Especially for those individuals and communities that are vehemently opposed to the dominant patterns of the secular West, it is crucial that the prospect of change in prevailing tendencies not be foreclosed. Here antagonists of the West and opposition from within may share common ground, even if there is no overt collaboration. For the consumer society and mass culture that the West in general and the United States in particular have produced invites vigorous criticism.

This mix of consumer society and mass culture is too often little more than a social system minus its ethical or normative grounding. Such passive accommodation to the hedonism and materialism of secular Western culture cries out for a reconnection to the roots of the more particular communities. Such more particular communities may be grounded in a substantial range of traditions—religious, ethnic, cultural, educational, political, vocational. In each case, the communities affirm internal norms that guide their shared practice. This pattern is most readily recognizable in religious communities, especially if they represent a minority within the larger society. But it is also evident in other voluntary associations, whether ethnic, cultural, educational, or political. It may also be realized in professional or vocational associations, in which definite values or commitments—sometimes formally articulated, at other times only tacit—govern standard or acceptable behavior and frequently also energize participants to exertions that far exceed any ordinary occupational requirements.

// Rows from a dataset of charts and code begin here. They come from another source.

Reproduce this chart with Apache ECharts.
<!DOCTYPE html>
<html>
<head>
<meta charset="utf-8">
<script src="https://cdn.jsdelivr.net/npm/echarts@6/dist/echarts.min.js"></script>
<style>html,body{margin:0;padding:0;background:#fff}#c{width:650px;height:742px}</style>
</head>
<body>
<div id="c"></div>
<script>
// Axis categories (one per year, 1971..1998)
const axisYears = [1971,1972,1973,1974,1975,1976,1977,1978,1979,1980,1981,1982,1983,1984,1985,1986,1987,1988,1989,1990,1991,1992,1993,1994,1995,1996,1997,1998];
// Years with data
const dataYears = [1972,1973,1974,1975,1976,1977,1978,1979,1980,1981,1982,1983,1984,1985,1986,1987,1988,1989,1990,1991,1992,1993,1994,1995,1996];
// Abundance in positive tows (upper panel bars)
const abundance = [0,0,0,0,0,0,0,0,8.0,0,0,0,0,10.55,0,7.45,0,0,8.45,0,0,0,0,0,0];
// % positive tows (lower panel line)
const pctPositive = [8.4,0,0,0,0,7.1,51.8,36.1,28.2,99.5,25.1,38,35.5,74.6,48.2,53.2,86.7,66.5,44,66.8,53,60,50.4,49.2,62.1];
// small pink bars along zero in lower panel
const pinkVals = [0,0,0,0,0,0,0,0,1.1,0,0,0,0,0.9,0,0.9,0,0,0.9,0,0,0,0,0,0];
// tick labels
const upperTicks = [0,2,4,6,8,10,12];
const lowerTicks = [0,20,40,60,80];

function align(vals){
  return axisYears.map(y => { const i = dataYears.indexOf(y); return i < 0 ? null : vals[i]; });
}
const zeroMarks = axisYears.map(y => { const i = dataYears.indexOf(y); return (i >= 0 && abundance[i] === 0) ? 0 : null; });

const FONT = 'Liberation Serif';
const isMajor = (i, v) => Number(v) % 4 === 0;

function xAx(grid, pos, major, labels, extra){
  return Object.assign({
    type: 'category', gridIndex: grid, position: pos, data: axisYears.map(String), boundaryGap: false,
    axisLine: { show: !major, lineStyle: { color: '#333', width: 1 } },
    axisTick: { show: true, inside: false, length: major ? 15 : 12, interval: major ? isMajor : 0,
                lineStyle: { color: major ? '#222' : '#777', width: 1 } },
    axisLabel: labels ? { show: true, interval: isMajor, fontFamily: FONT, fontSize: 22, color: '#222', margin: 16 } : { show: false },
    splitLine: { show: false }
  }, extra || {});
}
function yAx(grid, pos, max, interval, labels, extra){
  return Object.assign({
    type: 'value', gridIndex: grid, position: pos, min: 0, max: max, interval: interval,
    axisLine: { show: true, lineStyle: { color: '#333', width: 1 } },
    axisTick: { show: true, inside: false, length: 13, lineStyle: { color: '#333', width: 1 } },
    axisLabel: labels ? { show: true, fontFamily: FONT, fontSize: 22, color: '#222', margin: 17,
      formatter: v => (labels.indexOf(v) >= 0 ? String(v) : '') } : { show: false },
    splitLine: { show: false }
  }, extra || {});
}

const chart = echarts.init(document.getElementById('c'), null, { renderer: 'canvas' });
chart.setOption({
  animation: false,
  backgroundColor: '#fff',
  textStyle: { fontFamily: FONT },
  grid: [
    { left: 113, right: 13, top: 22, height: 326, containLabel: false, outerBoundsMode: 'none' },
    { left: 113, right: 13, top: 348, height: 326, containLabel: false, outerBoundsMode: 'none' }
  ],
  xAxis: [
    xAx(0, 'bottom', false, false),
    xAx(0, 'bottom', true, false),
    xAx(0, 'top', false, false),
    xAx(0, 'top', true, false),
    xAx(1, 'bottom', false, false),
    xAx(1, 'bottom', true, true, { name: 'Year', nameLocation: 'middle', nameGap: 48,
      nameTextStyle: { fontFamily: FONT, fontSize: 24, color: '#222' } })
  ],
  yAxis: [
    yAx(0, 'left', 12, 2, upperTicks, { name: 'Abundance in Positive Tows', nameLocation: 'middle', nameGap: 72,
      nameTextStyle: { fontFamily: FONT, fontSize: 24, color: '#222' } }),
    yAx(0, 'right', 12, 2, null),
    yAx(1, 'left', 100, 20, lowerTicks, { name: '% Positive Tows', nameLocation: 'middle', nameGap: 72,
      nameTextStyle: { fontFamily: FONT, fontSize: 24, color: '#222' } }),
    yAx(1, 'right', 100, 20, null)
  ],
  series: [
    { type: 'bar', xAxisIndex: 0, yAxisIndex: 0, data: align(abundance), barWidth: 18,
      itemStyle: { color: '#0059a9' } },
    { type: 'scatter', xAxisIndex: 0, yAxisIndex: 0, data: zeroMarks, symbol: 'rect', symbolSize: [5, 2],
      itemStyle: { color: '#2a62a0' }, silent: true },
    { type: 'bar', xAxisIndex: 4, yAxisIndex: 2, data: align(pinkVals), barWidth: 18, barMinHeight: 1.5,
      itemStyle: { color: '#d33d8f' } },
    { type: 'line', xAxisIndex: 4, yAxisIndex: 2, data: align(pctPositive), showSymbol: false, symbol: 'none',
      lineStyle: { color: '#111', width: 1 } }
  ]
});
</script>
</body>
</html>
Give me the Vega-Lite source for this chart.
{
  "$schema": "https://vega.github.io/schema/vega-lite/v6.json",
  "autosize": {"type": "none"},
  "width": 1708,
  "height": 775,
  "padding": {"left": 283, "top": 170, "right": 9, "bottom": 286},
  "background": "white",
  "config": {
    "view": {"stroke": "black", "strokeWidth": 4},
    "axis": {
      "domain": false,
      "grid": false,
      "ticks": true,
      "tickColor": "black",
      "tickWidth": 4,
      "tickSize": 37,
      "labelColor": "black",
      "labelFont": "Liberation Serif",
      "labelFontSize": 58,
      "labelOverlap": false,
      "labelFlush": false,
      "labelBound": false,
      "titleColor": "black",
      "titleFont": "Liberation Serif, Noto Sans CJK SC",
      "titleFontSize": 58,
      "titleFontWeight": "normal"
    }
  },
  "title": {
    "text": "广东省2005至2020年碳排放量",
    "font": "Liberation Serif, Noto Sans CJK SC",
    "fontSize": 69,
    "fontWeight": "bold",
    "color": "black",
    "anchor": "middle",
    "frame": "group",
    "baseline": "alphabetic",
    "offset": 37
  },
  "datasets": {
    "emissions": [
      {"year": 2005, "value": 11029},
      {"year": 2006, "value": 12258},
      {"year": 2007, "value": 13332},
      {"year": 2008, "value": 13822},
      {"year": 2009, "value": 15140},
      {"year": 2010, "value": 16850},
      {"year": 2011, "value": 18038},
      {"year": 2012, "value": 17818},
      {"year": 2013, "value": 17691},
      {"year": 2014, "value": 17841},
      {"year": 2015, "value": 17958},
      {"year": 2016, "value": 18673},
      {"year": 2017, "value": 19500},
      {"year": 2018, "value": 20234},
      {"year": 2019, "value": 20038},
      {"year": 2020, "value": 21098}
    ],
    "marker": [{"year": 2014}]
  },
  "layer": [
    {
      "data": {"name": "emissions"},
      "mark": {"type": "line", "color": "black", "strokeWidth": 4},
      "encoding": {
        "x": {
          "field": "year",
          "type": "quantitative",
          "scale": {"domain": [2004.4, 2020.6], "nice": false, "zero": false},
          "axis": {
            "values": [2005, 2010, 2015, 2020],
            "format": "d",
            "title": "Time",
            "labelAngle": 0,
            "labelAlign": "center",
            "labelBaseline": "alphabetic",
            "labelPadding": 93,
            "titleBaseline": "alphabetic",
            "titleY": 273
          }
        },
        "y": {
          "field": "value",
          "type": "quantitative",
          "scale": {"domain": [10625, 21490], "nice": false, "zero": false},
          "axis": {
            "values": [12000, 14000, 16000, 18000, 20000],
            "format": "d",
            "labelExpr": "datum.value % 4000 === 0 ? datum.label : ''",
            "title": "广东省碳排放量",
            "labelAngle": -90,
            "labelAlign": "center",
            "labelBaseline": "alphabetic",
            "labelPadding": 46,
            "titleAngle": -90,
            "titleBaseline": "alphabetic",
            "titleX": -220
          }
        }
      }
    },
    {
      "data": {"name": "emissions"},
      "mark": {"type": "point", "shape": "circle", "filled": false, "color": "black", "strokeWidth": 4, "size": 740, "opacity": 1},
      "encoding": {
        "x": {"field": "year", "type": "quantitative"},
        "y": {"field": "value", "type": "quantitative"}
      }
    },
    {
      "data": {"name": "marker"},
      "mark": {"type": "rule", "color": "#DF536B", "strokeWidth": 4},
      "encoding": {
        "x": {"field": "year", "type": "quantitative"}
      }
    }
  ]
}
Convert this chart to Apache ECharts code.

What such particular communities have in common is more or less self-conscious resistance to accepting the conventional patterns of the prevailing culture as adequate to their own deepest convictions. Put positively, such communities hold out the promise of a richer, fuller social system because it affirmatively incorporates community within it. A society so ordered would be a worthy achievement of globalization and could rightly claim to be an inclusive community.